• Your task: Starting at the first line of the data, print each line verbatim up to and including the line bearing "import numpy as np", omitting pictures.

• Source excerpt:

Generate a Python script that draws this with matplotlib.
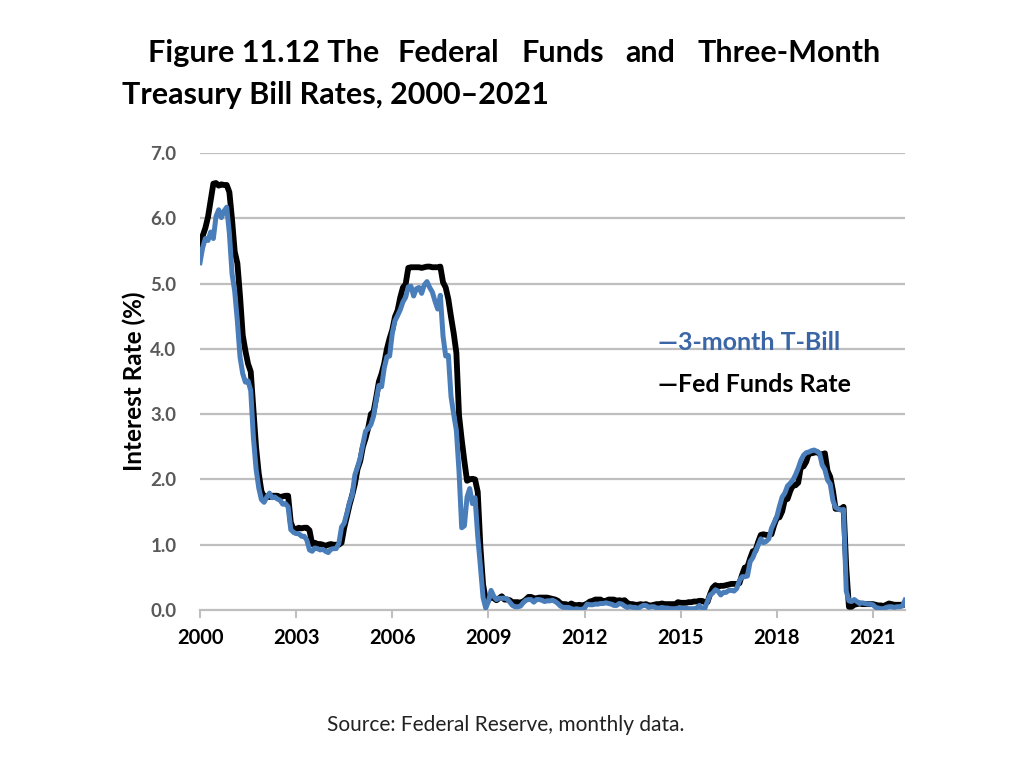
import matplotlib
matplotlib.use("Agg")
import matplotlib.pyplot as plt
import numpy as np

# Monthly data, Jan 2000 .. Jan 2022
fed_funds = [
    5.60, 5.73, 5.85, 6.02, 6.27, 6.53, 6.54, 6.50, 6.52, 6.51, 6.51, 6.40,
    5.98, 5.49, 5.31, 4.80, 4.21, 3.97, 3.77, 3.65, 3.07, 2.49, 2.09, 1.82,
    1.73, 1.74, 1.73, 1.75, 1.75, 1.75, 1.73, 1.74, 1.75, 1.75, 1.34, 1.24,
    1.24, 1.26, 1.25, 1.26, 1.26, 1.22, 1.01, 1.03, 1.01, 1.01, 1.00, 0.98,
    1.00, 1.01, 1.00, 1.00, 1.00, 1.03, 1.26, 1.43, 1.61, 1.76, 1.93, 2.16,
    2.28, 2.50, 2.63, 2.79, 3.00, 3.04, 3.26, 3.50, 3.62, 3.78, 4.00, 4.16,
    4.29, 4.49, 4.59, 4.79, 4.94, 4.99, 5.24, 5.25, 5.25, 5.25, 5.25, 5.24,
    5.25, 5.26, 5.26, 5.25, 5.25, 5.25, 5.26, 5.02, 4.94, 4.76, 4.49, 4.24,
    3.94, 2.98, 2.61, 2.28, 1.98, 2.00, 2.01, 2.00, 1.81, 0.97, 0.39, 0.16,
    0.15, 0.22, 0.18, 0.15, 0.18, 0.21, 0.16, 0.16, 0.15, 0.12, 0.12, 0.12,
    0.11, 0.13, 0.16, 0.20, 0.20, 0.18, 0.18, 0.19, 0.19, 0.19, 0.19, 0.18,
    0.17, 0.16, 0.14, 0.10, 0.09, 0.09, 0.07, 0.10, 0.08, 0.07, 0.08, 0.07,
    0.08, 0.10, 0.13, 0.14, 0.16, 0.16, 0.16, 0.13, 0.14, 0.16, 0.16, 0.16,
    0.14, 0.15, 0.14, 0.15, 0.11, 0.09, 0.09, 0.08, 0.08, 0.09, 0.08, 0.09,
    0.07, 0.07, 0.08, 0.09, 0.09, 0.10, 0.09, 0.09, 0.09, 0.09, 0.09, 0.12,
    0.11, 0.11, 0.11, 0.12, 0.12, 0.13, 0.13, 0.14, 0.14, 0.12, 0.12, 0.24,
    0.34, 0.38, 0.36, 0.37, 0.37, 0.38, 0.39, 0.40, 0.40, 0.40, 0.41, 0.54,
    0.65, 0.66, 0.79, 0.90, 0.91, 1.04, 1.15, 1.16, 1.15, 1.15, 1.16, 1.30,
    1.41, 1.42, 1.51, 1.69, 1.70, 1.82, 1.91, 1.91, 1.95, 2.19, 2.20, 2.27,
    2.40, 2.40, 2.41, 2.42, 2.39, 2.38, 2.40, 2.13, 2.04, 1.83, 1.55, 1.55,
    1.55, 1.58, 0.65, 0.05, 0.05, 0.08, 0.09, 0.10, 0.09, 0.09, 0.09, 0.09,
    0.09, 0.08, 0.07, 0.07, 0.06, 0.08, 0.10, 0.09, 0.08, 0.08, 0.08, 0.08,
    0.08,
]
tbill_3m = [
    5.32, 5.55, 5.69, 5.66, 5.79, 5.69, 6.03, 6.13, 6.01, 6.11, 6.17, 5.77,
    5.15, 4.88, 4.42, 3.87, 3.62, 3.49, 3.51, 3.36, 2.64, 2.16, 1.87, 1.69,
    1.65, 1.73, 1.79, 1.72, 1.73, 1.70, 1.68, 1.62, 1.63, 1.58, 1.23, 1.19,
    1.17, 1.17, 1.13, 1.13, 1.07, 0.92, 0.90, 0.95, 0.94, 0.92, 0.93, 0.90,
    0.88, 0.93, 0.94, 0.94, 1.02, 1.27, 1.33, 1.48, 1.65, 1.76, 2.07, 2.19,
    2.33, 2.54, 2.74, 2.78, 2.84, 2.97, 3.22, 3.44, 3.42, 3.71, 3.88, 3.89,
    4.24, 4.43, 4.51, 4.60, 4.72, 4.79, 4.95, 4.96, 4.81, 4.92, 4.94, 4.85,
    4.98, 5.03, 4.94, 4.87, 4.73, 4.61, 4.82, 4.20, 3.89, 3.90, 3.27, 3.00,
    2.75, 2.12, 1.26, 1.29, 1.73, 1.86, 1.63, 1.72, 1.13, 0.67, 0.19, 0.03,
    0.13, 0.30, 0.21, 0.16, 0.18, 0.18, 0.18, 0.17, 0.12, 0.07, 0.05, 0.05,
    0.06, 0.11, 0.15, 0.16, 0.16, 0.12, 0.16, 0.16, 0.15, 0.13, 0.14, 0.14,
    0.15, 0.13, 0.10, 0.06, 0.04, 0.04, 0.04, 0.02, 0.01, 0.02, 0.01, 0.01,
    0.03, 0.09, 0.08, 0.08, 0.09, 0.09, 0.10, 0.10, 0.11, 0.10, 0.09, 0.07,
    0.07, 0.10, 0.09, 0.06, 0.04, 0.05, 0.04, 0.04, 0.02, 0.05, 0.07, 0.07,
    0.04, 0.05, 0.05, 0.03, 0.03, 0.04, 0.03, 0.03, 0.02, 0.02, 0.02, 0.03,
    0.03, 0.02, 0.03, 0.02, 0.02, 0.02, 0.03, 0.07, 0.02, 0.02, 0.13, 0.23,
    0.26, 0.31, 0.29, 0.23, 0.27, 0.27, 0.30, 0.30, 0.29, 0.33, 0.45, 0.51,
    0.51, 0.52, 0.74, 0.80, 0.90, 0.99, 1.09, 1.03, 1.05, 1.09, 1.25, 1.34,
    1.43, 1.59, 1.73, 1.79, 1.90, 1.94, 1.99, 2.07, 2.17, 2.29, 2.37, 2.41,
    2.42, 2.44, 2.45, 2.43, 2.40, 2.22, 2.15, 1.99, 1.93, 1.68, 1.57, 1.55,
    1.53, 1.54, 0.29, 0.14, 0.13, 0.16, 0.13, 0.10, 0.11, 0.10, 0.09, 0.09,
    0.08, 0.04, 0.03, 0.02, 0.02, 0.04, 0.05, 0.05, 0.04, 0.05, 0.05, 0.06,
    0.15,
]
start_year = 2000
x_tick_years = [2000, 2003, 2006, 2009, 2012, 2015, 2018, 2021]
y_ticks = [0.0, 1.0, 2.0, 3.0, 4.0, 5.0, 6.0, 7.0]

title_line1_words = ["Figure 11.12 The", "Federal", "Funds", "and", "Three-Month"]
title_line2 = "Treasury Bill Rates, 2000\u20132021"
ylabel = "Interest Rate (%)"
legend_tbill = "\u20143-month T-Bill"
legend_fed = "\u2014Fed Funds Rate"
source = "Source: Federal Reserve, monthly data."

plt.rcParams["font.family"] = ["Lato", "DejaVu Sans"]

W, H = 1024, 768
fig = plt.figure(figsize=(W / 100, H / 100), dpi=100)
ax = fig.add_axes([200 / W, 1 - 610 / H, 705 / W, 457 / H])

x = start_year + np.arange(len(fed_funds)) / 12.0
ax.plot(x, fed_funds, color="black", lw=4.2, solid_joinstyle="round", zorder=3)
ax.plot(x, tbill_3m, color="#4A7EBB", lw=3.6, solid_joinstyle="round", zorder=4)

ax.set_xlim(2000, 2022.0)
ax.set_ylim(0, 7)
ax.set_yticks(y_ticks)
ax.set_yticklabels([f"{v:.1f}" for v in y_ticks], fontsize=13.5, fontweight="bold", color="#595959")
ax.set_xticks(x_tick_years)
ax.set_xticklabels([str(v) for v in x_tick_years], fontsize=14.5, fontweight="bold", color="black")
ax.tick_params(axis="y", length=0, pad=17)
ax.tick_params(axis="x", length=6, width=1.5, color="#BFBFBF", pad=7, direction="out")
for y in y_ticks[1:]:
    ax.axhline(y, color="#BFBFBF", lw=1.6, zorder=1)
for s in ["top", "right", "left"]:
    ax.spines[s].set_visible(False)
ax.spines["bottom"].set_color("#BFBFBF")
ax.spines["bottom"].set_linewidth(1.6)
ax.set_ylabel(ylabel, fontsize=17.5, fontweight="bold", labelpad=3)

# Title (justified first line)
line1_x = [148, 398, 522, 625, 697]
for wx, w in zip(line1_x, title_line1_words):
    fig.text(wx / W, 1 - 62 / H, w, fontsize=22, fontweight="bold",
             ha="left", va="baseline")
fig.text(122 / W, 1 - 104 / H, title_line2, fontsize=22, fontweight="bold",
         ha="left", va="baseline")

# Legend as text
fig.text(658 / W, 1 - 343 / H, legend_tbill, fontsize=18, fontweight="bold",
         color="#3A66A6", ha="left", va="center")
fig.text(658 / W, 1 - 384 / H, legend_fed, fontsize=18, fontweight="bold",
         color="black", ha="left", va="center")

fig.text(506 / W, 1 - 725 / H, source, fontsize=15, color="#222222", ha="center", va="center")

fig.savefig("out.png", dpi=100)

• The solution:
Generate a Python script that draws this with matplotlib.
import matplotlib
matplotlib.use("Agg")
import matplotlib.pyplot as plt
import numpy as np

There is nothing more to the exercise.